-- START OF Available data --

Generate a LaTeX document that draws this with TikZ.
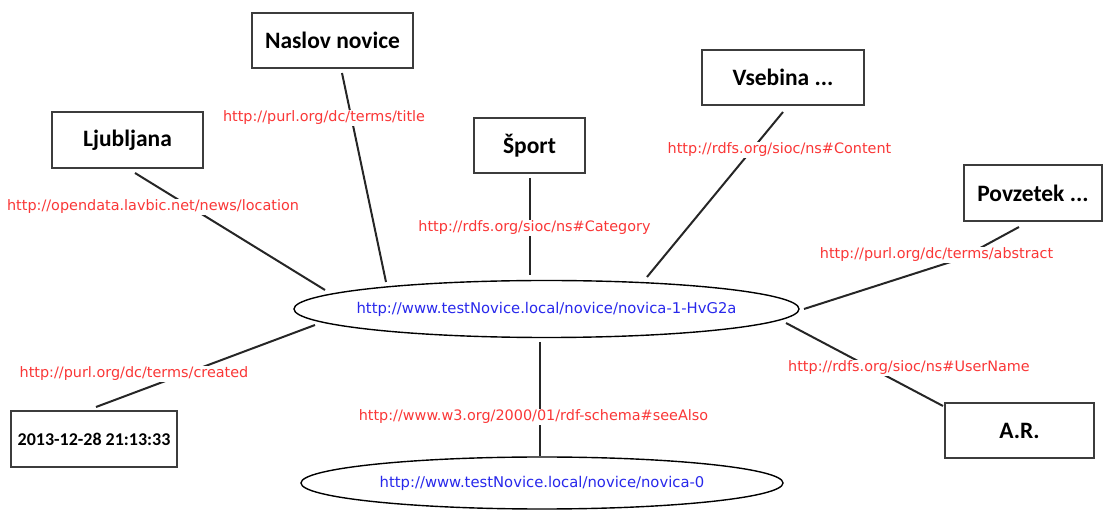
\documentclass[tikz,border=0pt]{standalone}
\usepackage{fontspec}
\setmainfont{DejaVu Sans}
\newfontfamily\boxfont{Carlito}
\definecolor{uriRed}{RGB}{250,55,55}
\definecolor{uriBlue}{RGB}{40,40,235}
\definecolor{frameGray}{RGB}{60,60,60}
\tikzset{
  x=1pt, y=-1pt,
  valbox/.style={draw=frameGray, line width=1.6pt, fill=white, inner sep=0pt,
    align=center, font=\boxfont\bfseries\fontsize{23.5}{26}\selectfont},
  res/.style={inner sep=0pt, text=uriBlue, font=\fontsize{14.8}{17}\selectfont},
  resline/.style={draw=black, line width=1.4pt},
  pred/.style={fill=white, inner sep=1.5pt, text=uriRed,
    font=\fontsize{14.4}{16}\selectfont},
  edge/.style={draw=black!85, line width=2pt}
}
\begin{document}
\begin{tikzpicture}
\useasboundingbox (0,0) rectangle (1104,510);

% resources: text with an ellipse drawn round it
\node[res] (main) at (546.5,309) {http://www.testNovice.local/novice/novica-1-HvG2a};
\draw[resline] (main.center) ellipse [x radius=252.5, y radius=28.5];
\node[res] (prev) at (542,483) {http://www.testNovice.local/novice/novica-0};
\draw[resline] (prev.center) ellipse [x radius=241, y radius=26];

% literal values
\node[valbox, minimum width=161pt, minimum height=55pt] (title) at (332.5,40.5) {Naslov novice};
\node[valbox, minimum width=151pt, minimum height=56pt] (loc) at (127.5,140) {Ljubljana};
\node[valbox, minimum width=111pt, minimum height=55pt] (cat) at (529.5,145.5) {Šport};
\node[valbox, minimum width=162pt, minimum height=55pt] (cont) at (783,77.5) {Vsebina ...};
\node[valbox, minimum width=138pt, minimum height=56pt] (abs) at (1033,193) {Povzetek ...};
\node[valbox, minimum width=149pt, minimum height=55pt] (user) at (1019.5,430.5) {A.R.};
\node[valbox, minimum width=166pt, minimum height=56pt,
      font=\boxfont\bfseries\fontsize{18}{21}\selectfont] (date) at (94,439) {2013-12-28 21:13:33};

% end points of the connectors
\coordinate (tA) at (342,73);   \coordinate (tB) at (386,282);
\coordinate (lA) at (135,173);  \coordinate (lB) at (325,290);
\coordinate (cA) at (530,178);  \coordinate (cB) at (530,275);
\coordinate (vA) at (783,112);  \coordinate (vB) at (647,277);
\coordinate (aA) at (1019,227); \coordinate (aM) at (960,259); \coordinate (aB) at (804,309);
\coordinate (dA) at (96,407);   \coordinate (dB) at (315,325);
\coordinate (uA) at (786,323);  \coordinate (uB) at (943,406);
\coordinate (sA) at (540,342);  \coordinate (sB) at (540,456);

% connectors
\draw[edge] (tA) -- (tB);
\draw[edge] (lA) -- (lB);
\draw[edge] (cA) -- (cB);
\draw[edge] (vA) -- (vB);
\draw[edge] (aA) -- (aM) -- (aB);
\draw[edge] (dA) -- (dB);
\draw[edge] (uA) -- (uB);
\draw[edge] (sA) -- (sB);

% predicate labels
\node[pred] (ptitle) at (324,118) {http://purl.org/dc/terms/title};
\node[pred] (ploc) at (153,207) {http://opendata.lavbic.net/news/location};
\node[pred] (pcat) at (534.5,228) {http://rdfs.org/sioc/ns\#Category};
\node[pred] (pcont) at (779.5,150) {http://rdfs.org/sioc/ns\#Content};
\node[pred] (pabs) at (936.5,255) {http://purl.org/dc/terms/abstract};
\node[pred] (pdate) at (134,374) {http://purl.org/dc/terms/created};
\node[pred] (puser) at (909,368) {http://rdfs.org/sioc/ns\#UserName};
\node[pred] (psee) at (533.5,417) {http://www.w3.org/2000/01/rdf-schema\#seeAlso};
\end{tikzpicture}
\end{document}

-- END OF Available data --

# Exercise instructions
Reproduce the full listing faithfully, but do not carry over any pictures.

# Answer below
Generate a LaTeX document that draws this with TikZ.
\documentclass[tikz,border=0pt]{standalone}
\usepackage{fontspec}
\setmainfont{DejaVu Sans}
\newfontfamily\boxfont{Carlito}
\definecolor{uriRed}{RGB}{250,55,55}
\definecolor{uriBlue}{RGB}{40,40,235}
\definecolor{frameGray}{RGB}{60,60,60}
\tikzset{
  x=1pt, y=-1pt,
  valbox/.style={draw=frameGray, line width=1.6pt, fill=white, inner sep=0pt,
    align=center, font=\boxfont\bfseries\fontsize{23.5}{26}\selectfont},
  res/.style={inner sep=0pt, text=uriBlue, font=\fontsize{14.8}{17}\selectfont},
  resline/.style={draw=black, line width=1.4pt},
  pred/.style={fill=white, inner sep=1.5pt, text=uriRed,
    font=\fontsize{14.4}{16}\selectfont},
  edge/.style={draw=black!85, line width=2pt}
}
\begin{document}
\begin{tikzpicture}
\useasboundingbox (0,0) rectangle (1104,510);

% resources: text with an ellipse drawn round it
\node[res] (main) at (546.5,309) {http://www.testNovice.local/novice/novica-1-HvG2a};
\draw[resline] (main.center) ellipse [x radius=252.5, y radius=28.5];
\node[res] (prev) at (542,483) {http://www.testNovice.local/novice/novica-0};
\draw[resline] (prev.center) ellipse [x radius=241, y radius=26];

% literal values
\node[valbox, minimum width=161pt, minimum height=55pt] (title) at (332.5,40.5) {Naslov novice};
\node[valbox, minimum width=151pt, minimum height=56pt] (loc) at (127.5,140) {Ljubljana};
\node[valbox, minimum width=111pt, minimum height=55pt] (cat) at (529.5,145.5) {Šport};
\node[valbox, minimum width=162pt, minimum height=55pt] (cont) at (783,77.5) {Vsebina ...};
\node[valbox, minimum width=138pt, minimum height=56pt] (abs) at (1033,193) {Povzetek ...};
\node[valbox, minimum width=149pt, minimum height=55pt] (user) at (1019.5,430.5) {A.R.};
\node[valbox, minimum width=166pt, minimum height=56pt,
      font=\boxfont\bfseries\fontsize{18}{21}\selectfont] (date) at (94,439) {2013-12-28 21:13:33};

% end points of the connectors
\coordinate (tA) at (342,73);   \coordinate (tB) at (386,282);
\coordinate (lA) at (135,173);  \coordinate (lB) at (325,290);
\coordinate (cA) at (530,178);  \coordinate (cB) at (530,275);
\coordinate (vA) at (783,112);  \coordinate (vB) at (647,277);
\coordinate (aA) at (1019,227); \coordinate (aM) at (960,259); \coordinate (aB) at (804,309);
\coordinate (dA) at (96,407);   \coordinate (dB) at (315,325);
\coordinate (uA) at (786,323);  \coordinate (uB) at (943,406);
\coordinate (sA) at (540,342);  \coordinate (sB) at (540,456);

% connectors
\draw[edge] (tA) -- (tB);
\draw[edge] (lA) -- (lB);
\draw[edge] (cA) -- (cB);
\draw[edge] (vA) -- (vB);
\draw[edge] (aA) -- (aM) -- (aB);
\draw[edge] (dA) -- (dB);
\draw[edge] (uA) -- (uB);
\draw[edge] (sA) -- (sB);

% predicate labels
\node[pred] (ptitle) at (324,118) {http://purl.org/dc/terms/title};
\node[pred] (ploc) at (153,207) {http://opendata.lavbic.net/news/location};
\node[pred] (pcat) at (534.5,228) {http://rdfs.org/sioc/ns\#Category};
\node[pred] (pcont) at (779.5,150) {http://rdfs.org/sioc/ns\#Content};
\node[pred] (pabs) at (936.5,255) {http://purl.org/dc/terms/abstract};
\node[pred] (pdate) at (134,374) {http://purl.org/dc/terms/created};
\node[pred] (puser) at (909,368) {http://rdfs.org/sioc/ns\#UserName};
\node[pred] (psee) at (533.5,417) {http://www.w3.org/2000/01/rdf-schema\#seeAlso};
\end{tikzpicture}
\end{document}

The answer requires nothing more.